WeGo: Next Stop, Millinocket
For a true Maine winter weekend, try ice fishing and snowmobiling in the shadow of Katahdin.
After dog sledding through Carrabassett Valley in the first episode of WeGo, hosts Kat Englishman and Carolyn Brady head north to Millinocket to learn to ice fish and snowmobile. The second episode of Maine magazine’s new video series will take Englishman and Brady to the New England Outdoor Center (NEOC) on the shores of Millinocket Lake. NEOC is open year-round and offers lakeside cabins, a restaurant, guided trips, and access to trails for snowmobiling, cross-country skiing, snowshoeing, and fat-tire biking.

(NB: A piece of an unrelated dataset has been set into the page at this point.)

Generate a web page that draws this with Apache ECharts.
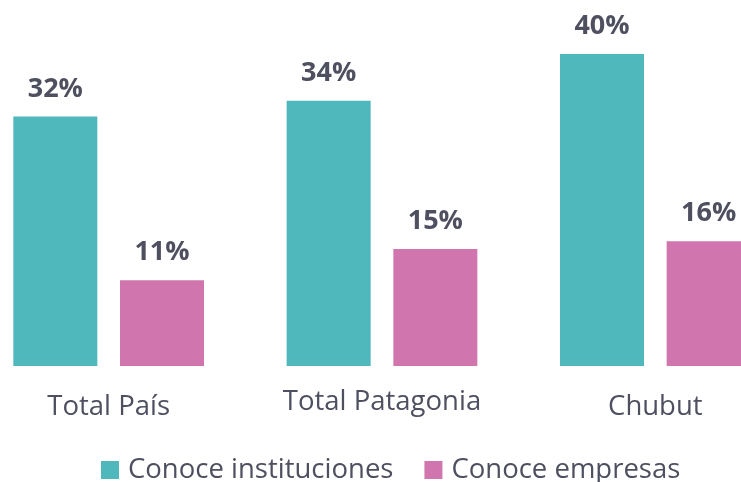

We spoke with Matt Polstein, owner of NEOC, about what to do when visiting the Katahdin region in late winter. You can watch the second episode of WeGo when it’s released in March at themainemag.com and on our social media channels.
What can people do if they visit the New England Outdoor Center and the region in March and April?
We definitely snowmobile into early April. We’ve got rentals and guided rides and launching for snowmobiling. We have cross-country skiing often into the middle of April. That really will depend on what our snowpack and the spring weather is like. Fat biking on the ski trails and on the bike trails that we’ve been building can be great in March, especially early in the morning, where you get more melting and freezing. As long as the ice is safe, you can continue to ice fish here into April. All of those things, I find, are as fun or more fun to do in March when the sun is higher and it’s warmer and nicer weather.
Do you go ice fishing much yourself?
I tend to do it with my children, who love to do it. They’ve got traps and augers. At the New England Outdoor Center, we also do it as a service. We have guided ice fishing, where we provide the equipment. But I do like to ice fish. Especially on those sunny March days.
When it’s really cold, it can be less fun to just stand outside in the middle of the ice.
Exactly. There are remote ponds around here that have great fishing that are fun to snowmobile or hike into, snowshoe into, bring your gear and again, when the days are warming up in the spring, it can be fun, even when it’s cold. We have portable soft-sided ice fishing shacks now that we can use. It can get you out of the wind, and you can light a fire next to them. It can be pretty comfortable.
Do you have any favorite places to go?
Well, you know how ice fishermen are—we don’t like to publicize our favorite places. We do have favorite places. But I don’t know that I want to see them in print. I don’t think I’d be giving anything away to say Millinocket Lake, right in front of Twin Pines at the New England Outdoor Center, is one of my favorite places. Not because the fishing is necessarily unique or exceptional, but because you can fish in the shadow of Katahdin, and it’s just so beautiful. For those remote ponds, come on up, and we’ll point you in the right direction.
The Millinocket region is obviously popular in the warmer months, but how does the winter compare?
Many people, I think, would be surprised to find out how busy the Katahdin region is in the winter, with people coming in and climbing Katahdin in the spring, camping up at Chimney Pond, and doing ice climbing and skiing. We’ve got 16 miles of cross-country ski trail here, right at Twin Pines. You’ve got all those wonderful trails over on the East Branch at Penobscot River Trails. They’re all open and maintained. It’s all available for the public to use it, no charge. In addition to those facilities, you’ve got significant facilities run by the Northern Timber Cruisers snowmobile club for cross-country skiing, and also the East Branch Sno-Rovers groom for cross-country skiing in East Millinocket. There’s a real range of sites that you can go to, and facilities that you can enjoy for skiing. We’ve developed ice skating here [at NEOC]. And we’re in the process of building a mile-long loop out on the Millinocket Lake that people can skate. Again, that’ll be available to the public at no charge.